Start Data provided

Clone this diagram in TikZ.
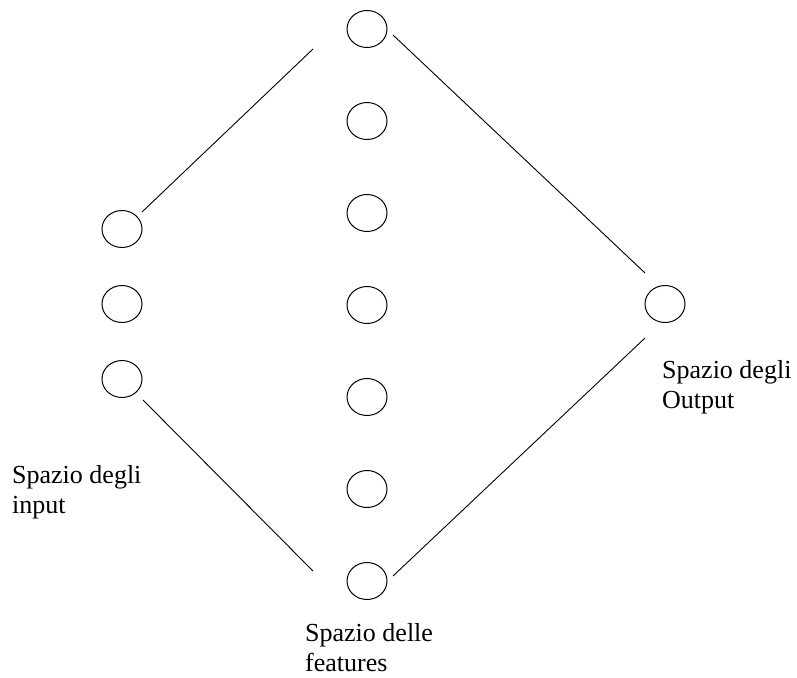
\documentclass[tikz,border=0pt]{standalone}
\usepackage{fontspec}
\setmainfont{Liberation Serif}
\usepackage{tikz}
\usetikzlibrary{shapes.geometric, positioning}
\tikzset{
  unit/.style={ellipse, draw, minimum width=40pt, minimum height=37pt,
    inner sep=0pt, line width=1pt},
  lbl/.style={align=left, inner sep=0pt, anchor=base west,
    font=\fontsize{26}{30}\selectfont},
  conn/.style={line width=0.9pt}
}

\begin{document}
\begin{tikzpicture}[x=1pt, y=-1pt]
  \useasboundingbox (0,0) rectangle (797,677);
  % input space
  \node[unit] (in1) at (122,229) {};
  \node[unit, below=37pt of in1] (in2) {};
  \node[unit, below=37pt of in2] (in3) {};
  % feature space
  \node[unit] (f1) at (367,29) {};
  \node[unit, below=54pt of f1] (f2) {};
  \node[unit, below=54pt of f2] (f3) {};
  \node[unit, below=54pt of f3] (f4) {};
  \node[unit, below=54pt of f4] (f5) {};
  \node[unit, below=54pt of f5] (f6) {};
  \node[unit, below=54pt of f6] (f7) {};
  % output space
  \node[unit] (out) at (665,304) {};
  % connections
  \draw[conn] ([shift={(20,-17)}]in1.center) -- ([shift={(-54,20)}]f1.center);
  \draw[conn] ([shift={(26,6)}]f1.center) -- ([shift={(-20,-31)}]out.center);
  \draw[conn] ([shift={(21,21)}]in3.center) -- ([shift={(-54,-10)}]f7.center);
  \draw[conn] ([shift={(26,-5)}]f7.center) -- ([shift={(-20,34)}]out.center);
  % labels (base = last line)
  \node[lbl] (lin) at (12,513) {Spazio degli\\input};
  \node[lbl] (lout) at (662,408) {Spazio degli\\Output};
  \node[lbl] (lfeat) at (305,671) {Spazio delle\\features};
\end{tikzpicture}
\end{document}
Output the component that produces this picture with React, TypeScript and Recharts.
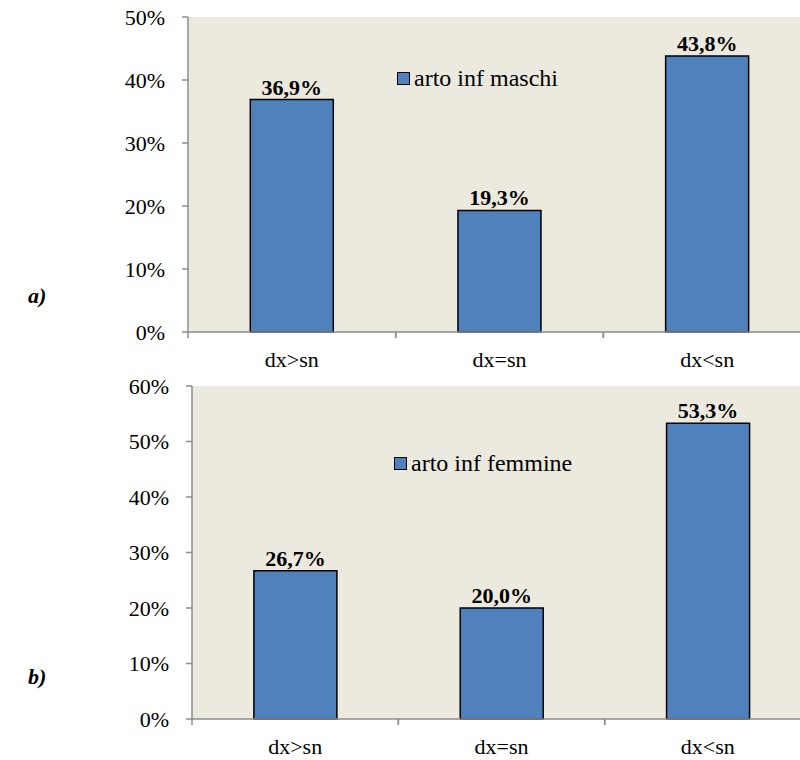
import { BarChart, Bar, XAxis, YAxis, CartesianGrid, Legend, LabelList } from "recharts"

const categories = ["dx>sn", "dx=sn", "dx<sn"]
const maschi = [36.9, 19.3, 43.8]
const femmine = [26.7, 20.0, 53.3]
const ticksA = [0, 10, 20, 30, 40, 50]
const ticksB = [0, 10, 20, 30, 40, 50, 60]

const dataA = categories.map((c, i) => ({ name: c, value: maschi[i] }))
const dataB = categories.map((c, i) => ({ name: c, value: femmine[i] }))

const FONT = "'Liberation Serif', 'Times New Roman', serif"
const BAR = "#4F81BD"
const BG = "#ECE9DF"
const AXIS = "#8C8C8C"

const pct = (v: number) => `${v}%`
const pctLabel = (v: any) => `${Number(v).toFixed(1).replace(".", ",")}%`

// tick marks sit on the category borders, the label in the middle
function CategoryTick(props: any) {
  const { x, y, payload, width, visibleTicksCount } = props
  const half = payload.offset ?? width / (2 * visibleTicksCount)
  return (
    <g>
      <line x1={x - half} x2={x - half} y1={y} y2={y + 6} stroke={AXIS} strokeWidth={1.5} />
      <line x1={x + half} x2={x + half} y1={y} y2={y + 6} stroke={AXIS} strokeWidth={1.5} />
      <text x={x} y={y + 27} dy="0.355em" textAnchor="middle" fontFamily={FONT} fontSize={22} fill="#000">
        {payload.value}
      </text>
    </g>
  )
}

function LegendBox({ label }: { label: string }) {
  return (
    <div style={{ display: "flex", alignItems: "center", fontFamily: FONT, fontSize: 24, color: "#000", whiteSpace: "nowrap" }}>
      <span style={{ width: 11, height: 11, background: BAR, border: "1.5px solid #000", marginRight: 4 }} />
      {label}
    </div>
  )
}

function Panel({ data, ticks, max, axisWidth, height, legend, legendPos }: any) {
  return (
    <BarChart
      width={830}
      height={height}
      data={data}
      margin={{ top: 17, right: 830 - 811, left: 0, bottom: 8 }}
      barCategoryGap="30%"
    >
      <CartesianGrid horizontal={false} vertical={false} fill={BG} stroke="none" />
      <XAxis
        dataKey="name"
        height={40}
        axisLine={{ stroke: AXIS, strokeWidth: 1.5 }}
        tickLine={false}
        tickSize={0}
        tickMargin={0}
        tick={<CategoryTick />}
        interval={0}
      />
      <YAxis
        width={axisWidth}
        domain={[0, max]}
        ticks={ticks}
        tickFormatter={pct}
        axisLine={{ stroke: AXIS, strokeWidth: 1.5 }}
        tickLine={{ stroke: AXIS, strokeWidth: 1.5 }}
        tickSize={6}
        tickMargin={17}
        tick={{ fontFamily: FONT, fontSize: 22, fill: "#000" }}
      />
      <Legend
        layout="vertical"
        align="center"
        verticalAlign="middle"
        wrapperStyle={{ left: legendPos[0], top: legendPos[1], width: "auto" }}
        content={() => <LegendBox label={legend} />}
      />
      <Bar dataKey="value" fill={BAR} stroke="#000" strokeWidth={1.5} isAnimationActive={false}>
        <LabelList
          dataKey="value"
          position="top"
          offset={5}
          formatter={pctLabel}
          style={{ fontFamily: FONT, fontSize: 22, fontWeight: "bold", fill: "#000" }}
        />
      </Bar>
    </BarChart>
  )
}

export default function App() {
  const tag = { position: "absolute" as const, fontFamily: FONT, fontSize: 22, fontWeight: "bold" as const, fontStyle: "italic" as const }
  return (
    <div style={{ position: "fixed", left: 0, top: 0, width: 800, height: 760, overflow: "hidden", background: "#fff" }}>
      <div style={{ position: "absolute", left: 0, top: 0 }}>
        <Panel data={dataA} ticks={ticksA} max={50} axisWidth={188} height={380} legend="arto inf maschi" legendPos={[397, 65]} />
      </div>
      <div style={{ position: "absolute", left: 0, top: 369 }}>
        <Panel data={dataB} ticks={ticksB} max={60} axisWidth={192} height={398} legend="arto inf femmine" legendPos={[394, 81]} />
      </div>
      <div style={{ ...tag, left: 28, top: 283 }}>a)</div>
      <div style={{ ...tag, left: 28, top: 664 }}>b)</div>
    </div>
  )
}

End Data provided

• What you have to do:
All of the lines above should be retyped precisely, apart from the pictures.

• Output of the exercise:
Clone this diagram in TikZ.
\documentclass[tikz,border=0pt]{standalone}
\usepackage{fontspec}
\setmainfont{Liberation Serif}
\usepackage{tikz}
\usetikzlibrary{shapes.geometric, positioning}
\tikzset{
  unit/.style={ellipse, draw, minimum width=40pt, minimum height=37pt,
    inner sep=0pt, line width=1pt},
  lbl/.style={align=left, inner sep=0pt, anchor=base west,
    font=\fontsize{26}{30}\selectfont},
  conn/.style={line width=0.9pt}
}

\begin{document}
\begin{tikzpicture}[x=1pt, y=-1pt]
  \useasboundingbox (0,0) rectangle (797,677);
  % input space
  \node[unit] (in1) at (122,229) {};
  \node[unit, below=37pt of in1] (in2) {};
  \node[unit, below=37pt of in2] (in3) {};
  % feature space
  \node[unit] (f1) at (367,29) {};
  \node[unit, below=54pt of f1] (f2) {};
  \node[unit, below=54pt of f2] (f3) {};
  \node[unit, below=54pt of f3] (f4) {};
  \node[unit, below=54pt of f4] (f5) {};
  \node[unit, below=54pt of f5] (f6) {};
  \node[unit, below=54pt of f6] (f7) {};
  % output space
  \node[unit] (out) at (665,304) {};
  % connections
  \draw[conn] ([shift={(20,-17)}]in1.center) -- ([shift={(-54,20)}]f1.center);
  \draw[conn] ([shift={(26,6)}]f1.center) -- ([shift={(-20,-31)}]out.center);
  \draw[conn] ([shift={(21,21)}]in3.center) -- ([shift={(-54,-10)}]f7.center);
  \draw[conn] ([shift={(26,-5)}]f7.center) -- ([shift={(-20,34)}]out.center);
  % labels (base = last line)
  \node[lbl] (lin) at (12,513) {Spazio degli\\input};
  \node[lbl] (lout) at (662,408) {Spazio degli\\Output};
  \node[lbl] (lfeat) at (305,671) {Spazio delle\\features};
\end{tikzpicture}
\end{document}
Output the component that produces this picture with React, TypeScript and Recharts.
import { BarChart, Bar, XAxis, YAxis, CartesianGrid, Legend, LabelList } from "recharts"

const categories = ["dx>sn", "dx=sn", "dx<sn"]
const maschi = [36.9, 19.3, 43.8]
const femmine = [26.7, 20.0, 53.3]
const ticksA = [0, 10, 20, 30, 40, 50]
const ticksB = [0, 10, 20, 30, 40, 50, 60]

const dataA = categories.map((c, i) => ({ name: c, value: maschi[i] }))
const dataB = categories.map((c, i) => ({ name: c, value: femmine[i] }))

const FONT = "'Liberation Serif', 'Times New Roman', serif"
const BAR = "#4F81BD"
const BG = "#ECE9DF"
const AXIS = "#8C8C8C"

const pct = (v: number) => `${v}%`
const pctLabel = (v: any) => `${Number(v).toFixed(1).replace(".", ",")}%`

// tick marks sit on the category borders, the label in the middle
function CategoryTick(props: any) {
  const { x, y, payload, width, visibleTicksCount } = props
  const half = payload.offset ?? width / (2 * visibleTicksCount)
  return (
    <g>
      <line x1={x - half} x2={x - half} y1={y} y2={y + 6} stroke={AXIS} strokeWidth={1.5} />
      <line x1={x + half} x2={x + half} y1={y} y2={y + 6} stroke={AXIS} strokeWidth={1.5} />
      <text x={x} y={y + 27} dy="0.355em" textAnchor="middle" fontFamily={FONT} fontSize={22} fill="#000">
        {payload.value}
      </text>
    </g>
  )
}

function LegendBox({ label }: { label: string }) {
  return (
    <div style={{ display: "flex", alignItems: "center", fontFamily: FONT, fontSize: 24, color: "#000", whiteSpace: "nowrap" }}>
      <span style={{ width: 11, height: 11, background: BAR, border: "1.5px solid #000", marginRight: 4 }} />
      {label}
    </div>
  )
}

function Panel({ data, ticks, max, axisWidth, height, legend, legendPos }: any) {
  return (
    <BarChart
      width={830}
      height={height}
      data={data}
      margin={{ top: 17, right: 830 - 811, left: 0, bottom: 8 }}
      barCategoryGap="30%"
    >
      <CartesianGrid horizontal={false} vertical={false} fill={BG} stroke="none" />
      <XAxis
        dataKey="name"
        height={40}
        axisLine={{ stroke: AXIS, strokeWidth: 1.5 }}
        tickLine={false}
        tickSize={0}
        tickMargin={0}
        tick={<CategoryTick />}
        interval={0}
      />
      <YAxis
        width={axisWidth}
        domain={[0, max]}
        ticks={ticks}
        tickFormatter={pct}
        axisLine={{ stroke: AXIS, strokeWidth: 1.5 }}
        tickLine={{ stroke: AXIS, strokeWidth: 1.5 }}
        tickSize={6}
        tickMargin={17}
        tick={{ fontFamily: FONT, fontSize: 22, fill: "#000" }}
      />
      <Legend
        layout="vertical"
        align="center"
        verticalAlign="middle"
        wrapperStyle={{ left: legendPos[0], top: legendPos[1], width: "auto" }}
        content={() => <LegendBox label={legend} />}
      />
      <Bar dataKey="value" fill={BAR} stroke="#000" strokeWidth={1.5} isAnimationActive={false}>
        <LabelList
          dataKey="value"
          position="top"
          offset={5}
          formatter={pctLabel}
          style={{ fontFamily: FONT, fontSize: 22, fontWeight: "bold", fill: "#000" }}
        />
      </Bar>
    </BarChart>
  )
}

export default function App() {
  const tag = { position: "absolute" as const, fontFamily: FONT, fontSize: 22, fontWeight: "bold" as const, fontStyle: "italic" as const }
  return (
    <div style={{ position: "fixed", left: 0, top: 0, width: 800, height: 760, overflow: "hidden", background: "#fff" }}>
      <div style={{ position: "absolute", left: 0, top: 0 }}>
        <Panel data={dataA} ticks={ticksA} max={50} axisWidth={188} height={380} legend="arto inf maschi" legendPos={[397, 65]} />
      </div>
      <div style={{ position: "absolute", left: 0, top: 369 }}>
        <Panel data={dataB} ticks={ticksB} max={60} axisWidth={192} height={398} legend="arto inf femmine" legendPos={[394, 81]} />
      </div>
      <div style={{ ...tag, left: 28, top: 283 }}>a)</div>
      <div style={{ ...tag, left: 28, top: 664 }}>b)</div>
    </div>
  )
}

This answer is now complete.